Number Seventeen isn’t exactly anaemic, or anonymous, but it is almost fiercely pedestrian, perhaps the least interesting picture Hitchcock put his name to during the ’30s. It runs a slender sixty minutes, but this tale of separate parties – cons and cops and some comic relief – descending on the titular house manages to feel long for all that, starved as it is of dramatic tension and cursed with largely uninteresting characters.

It ought to have been something more than that, as a return to Hitchcock’s the crime genre that had recently paid dividends. Alas, he finds little to get to grips with. So much so, he dismissed it as “A disaster!” Which is overstating the case, but Number Seventeen starts in a non-committal fashion and never seems to find its legs. Perhaps because it spends two-thirds of its time wandering aimlessly around an old dark house, introducing new characters periodically but failing to find much reason to invest in any of them.

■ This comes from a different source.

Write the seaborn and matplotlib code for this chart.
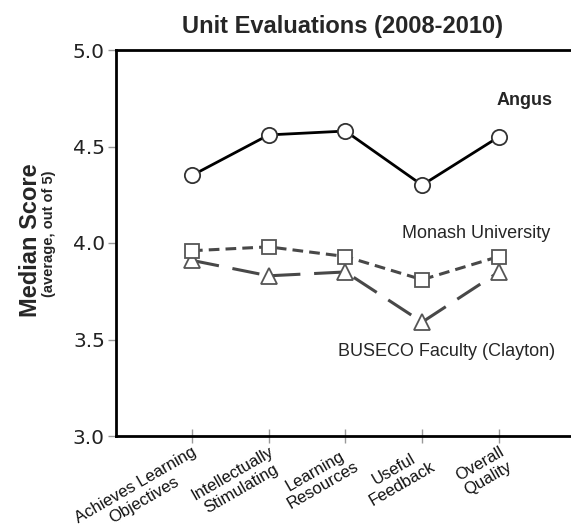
import matplotlib
matplotlib.use("Agg")
import matplotlib.pyplot as plt
import seaborn as sns
import pandas as pd

categories = ["Achieves Learning\nObjectives", "Intellectually\nStimulating",
              "Learning\nResources", "Useful\nFeedback", "Overall\nQuality"]
angus = [4.35, 4.56, 4.58, 4.30, 4.55]
monash = [3.96, 3.98, 3.93, 3.81, 3.93]
buseco = [3.91, 3.83, 3.85, 3.59, 3.85]
yticks = [3.0, 3.5, 4.0, 4.5, 5.0]

sns.set_style("white")
plt.rcParams['font.family'] = ['DejaVu Sans']

fig = plt.figure(figsize=(5.71, 5.31), dpi=100)
ax = fig.add_axes([116/571, 95/531, 1 - 116/571, (436-50)/531])

x = list(range(len(categories)))
df = pd.DataFrame({"x": x, "Angus": angus, "Monash": monash, "BUSECO": buseco})

gray = "#484848"
sns.lineplot(data=df, x="x", y="BUSECO", ax=ax, color=gray, lw=2.2,
             linestyle=(0, (9, 4.5)), marker="^", markersize=11,
             markerfacecolor="white", markeredgecolor="#555555", markeredgewidth=1.3)
sns.lineplot(data=df, x="x", y="Monash", ax=ax, color=gray, lw=2.2,
             linestyle=(0, (3.5, 2)), marker="s", markersize=10,
             markerfacecolor="white", markeredgecolor="#555555", markeredgewidth=1.3)
sns.lineplot(data=df, x="x", y="Angus", ax=ax, color="black", lw=2.0,
             marker="o", markersize=11, markerfacecolor="white",
             markeredgecolor="#333333", markeredgewidth=1.3)

ax.set_xlim(-0.99, 4.94)
ax.set_ylim(3.0, 5.0)
ax.set_yticks(yticks)
ax.set_yticklabels([f"{v:.1f}" for v in yticks], fontsize=14.5, color="#222222")
ax.set_xticks(x)
ax.set_xticklabels(categories, rotation=30, ha="right", va="top",
                   rotation_mode="anchor", fontsize=12, color="#111111",
                   family="Liberation Sans", multialignment="center",
                   linespacing=1.15)
ax.tick_params(axis="y", direction="out", length=6, width=1, color="#999999",
               left=True, pad=2)
ax.tick_params(axis="x", direction="inout", length=10, width=1, color="#999999",
               bottom=True, pad=1)

for s in ["left", "bottom", "top"]:
    ax.spines[s].set_color("black")
    ax.spines[s].set_linewidth(2)
ax.spines["right"].set_visible(False)

ax.set_xlabel("")
ax.set_ylabel("")

fig.text(31/571, 1 - 240/531, "Median Score", rotation=90, ha="center", va="center",
         fontsize=17, fontweight="bold", family="Liberation Sans")
fig.text(49/571, 1 - 234/531, "(average, out of 5)", rotation=90, ha="center", va="center",
         fontsize=10.5, fontweight="bold", family="Liberation Sans")

fig.text(343/571, 1 - 26/531, "Unit Evaluations (2008-2010)", ha="center", va="center",
         fontsize=17, fontweight="bold", family="Liberation Sans")

ax.text(4.34, 4.74, "Angus", ha="center", va="center", fontsize=13,
        fontweight="bold", family="Liberation Sans")
ax.text(3.71, 4.05, "Monash University", ha="center", va="center", fontsize=13,
        family="Liberation Sans")
ax.text(3.32, 3.44, "BUSECO Faculty (Clayton)", ha="center", va="center", fontsize=13,
        family="Liberation Sans")

fig.savefig("out.png", dpi=100)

Hitch was assigned the picture, based on Joseph Jefferson Farjeon’s play and adapted by himself, Alma and Rodney Ackland. John Stuart’s Barton arrives at the house looking for a necklace stolen by a gang of thieves, but this motivation is initially extremely muddy, as is his status as a detective (he omits to mention his first name is Richard).

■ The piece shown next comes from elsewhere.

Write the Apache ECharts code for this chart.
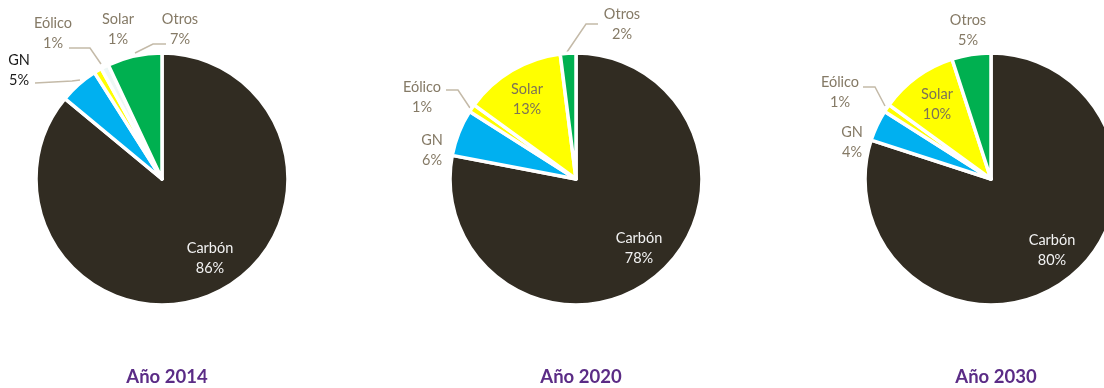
<!DOCTYPE html>
<html>
<head>
<meta charset="utf-8">
<script src="https://cdn.jsdelivr.net/npm/echarts@6/dist/echarts.min.js"></script>
<style>
  html, body { margin: 0; padding: 0; background: #ffffff; }
  #chart { width: 1104px; height: 388px; }
</style>
</head>
<body>
<div id="chart"></div>
<script>
// Generation mix shares (%) for each year
const years = ['Año 2014', 'Año 2020', 'Año 2030'];
const categories = ['Carbón', 'GN', 'Eólico', 'Solar', 'Otros'];
const share2014 = [86, 5, 1, 1, 7];
const share2020 = [78, 6, 1, 13, 2];
const share2030 = [80, 4, 1, 10, 5];
const shares = [share2014, share2020, share2030];

// Drawing setup
const FONT = 'Lato, "Open Sans", sans-serif';
const RADIUS = 126;
const centers = [[162, 179], [576, 179], [991, 179]];
const sliceColors = {
  'Carbón': '#312c22',
  'GN': '#00b0f0',
  'Eólico': '#ffff00',
  'Solar': '#ffff00',
  'Otros': '#00b050'
};
const OUT_TEXT = '#857a66';
const LINE_COLOR = '#c4baa8';

// Label placement per pie: text block centre and optional leader line
const labelPlaces = [
  {
    'Carbón': { x: 210, y: 258, inside: true, color: '#f2f2f2' },
    'GN': { x: 19, y: 70, color: '#1a1a1a', line: [[80, 80], [72, 81], [35, 83]] },
    'Eólico': { x: 53, y: 33, line: [[101, 64], [90, 48], [69, 48]] },
    'Solar': { x: 118, y: 29 },
    'Otros': { x: 180, y: 29, line: [[135, 53], [153, 44], [166, 44]] }
  },
  {
    'Carbón': { x: 639, y: 248, inside: true, color: '#f2f2f2' },
    'GN': { x: 432, y: 150 },
    'Eólico': { x: 422, y: 97, line: [[470, 108], [458, 90], [446, 90]] },
    'Solar': { x: 527, y: 99, inside: true, color: '#7d7356' },
    'Otros': { x: 622, y: 24, line: [[567, 52], [586, 24], [598, 24]] }
  },
  {
    'Carbón': { x: 1052, y: 250, inside: true, color: '#f2f2f2' },
    'GN': { x: 852, y: 142 },
    'Eólico': { x: 840, y: 92, line: [[885, 106], [875, 87], [863, 87]] },
    'Solar': { x: 937, y: 104, inside: true, color: '#7d7356' },
    'Otros': { x: 968, y: 30 }
  }
];

function buildSeries(yearIdx) {
  const places = labelPlaces[yearIdx];
  const data = categories.map((name, i) => {
    const p = places[name];
    let color = sliceColors[name];
    // the 2014 solar sliver is drawn almost white
    if (yearIdx === 0 && name === 'Solar') color = '#eef7f5';
    return {
      name: name,
      value: shares[yearIdx][i],
      itemStyle: { color: color },
      label: {
        position: p.inside ? 'inside' : 'outside',
        color: p.color || OUT_TEXT
      },
      labelLine: { show: !!p.line }
    };
  });
  return {
    type: 'pie',
    center: centers[yearIdx],
    radius: RADIUS,
    startAngle: 90,
    clockwise: true,
    avoidLabelOverlap: false,
    animation: false,
    silent: true,
    itemStyle: { borderColor: '#ffffff', borderWidth: 3.5 },
    label: {
      show: true,
      formatter: '{b}\n{c}%',
      fontFamily: FONT,
      fontSize: 14.5,
      lineHeight: 20,
      align: 'center'
    },
    labelLine: {
      show: true,
      smooth: false,
      lineStyle: { color: LINE_COLOR, width: 1.5 }
    },
    labelLayout: function (params) {
      const p = places[categories[params.dataIndex]];
      const out = { x: p.x, y: p.y, align: 'center', verticalAlign: 'middle' };
      if (p.line) out.labelLinePoints = p.line;
      return out;
    },
    data: data
  };
}

const chart = echarts.init(document.getElementById('chart'), null, { renderer: 'canvas' });
chart.setOption({
  backgroundColor: '#ffffff',
  animation: false,
  title: years.map((t, i) => ({
    text: t,
    left: centers[i][0],
    top: 363,
    textAlign: 'center',
    textStyle: { color: '#5b2c86', fontFamily: FONT, fontSize: 18.5, fontWeight: 'bold' }
  })),
  series: years.map((_, i) => buildSeries(i))
});
</script>
</body>
</html>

Barton meets Ben (Leon M Lion), the aforementioned comic relief; it’s never quite clear why he’s there, other than to be hapless and talk about his sausage. There’s a body (Garry Marsh’s Sheldrake) that turns out not to be dead. Ann Casson (Rose) and her dad Henry Caine (Ackroyd, a policeman) arrive. Entering soon after are thieves Donald Calthrop (Brant), Barry Jones (as Doyle) and Anne Grey (Nora, initially pretending to be deaf-mute, which is just “Why?”) There’s a lot going on, then, but the activity offers little interest and it is, as Truffaut put it, “rather confusing”.

Hitchcock stages an effective and full-on fight between Ackroyd and Sheldrake at one point, with the director delivering so many cuts, you’d almost think he was a proto-Michael Bay. Time Out’s Geoffrey Macnab unfairly derided the grand climax, a bravura display of budget model work involving a bus chasing a train and crashing into a ferry. It may have been cheap, but it’s shot by Hitch for maximum effect, such that the side is only occasionally let down: very unfair to claim “the special effects are so crude that they make the back projection in Marnie look like the last word in verisimilitude”. I can’t say the sequence is ever quite gripping, but it does build up a head of steam, and I was amused by the “Stop by for Dainty Teas” sign seen as the train speeds by.

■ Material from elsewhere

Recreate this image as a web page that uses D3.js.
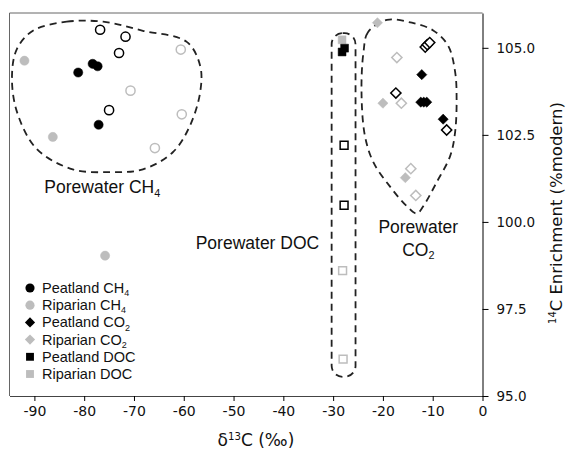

Number Seventeen’s conclusion bizarrely finds Barton taking Nora to breakfast after calling Doyle’s bluff when he professes to be Detective Barton (“The ironic part of it is, I’m Barton. Hard luck, Henry” he tells Doyle). You have to admire Doyle for being so chipper about being hauled off in irons, though. A contender for the most forgettable Hitchcock talkie.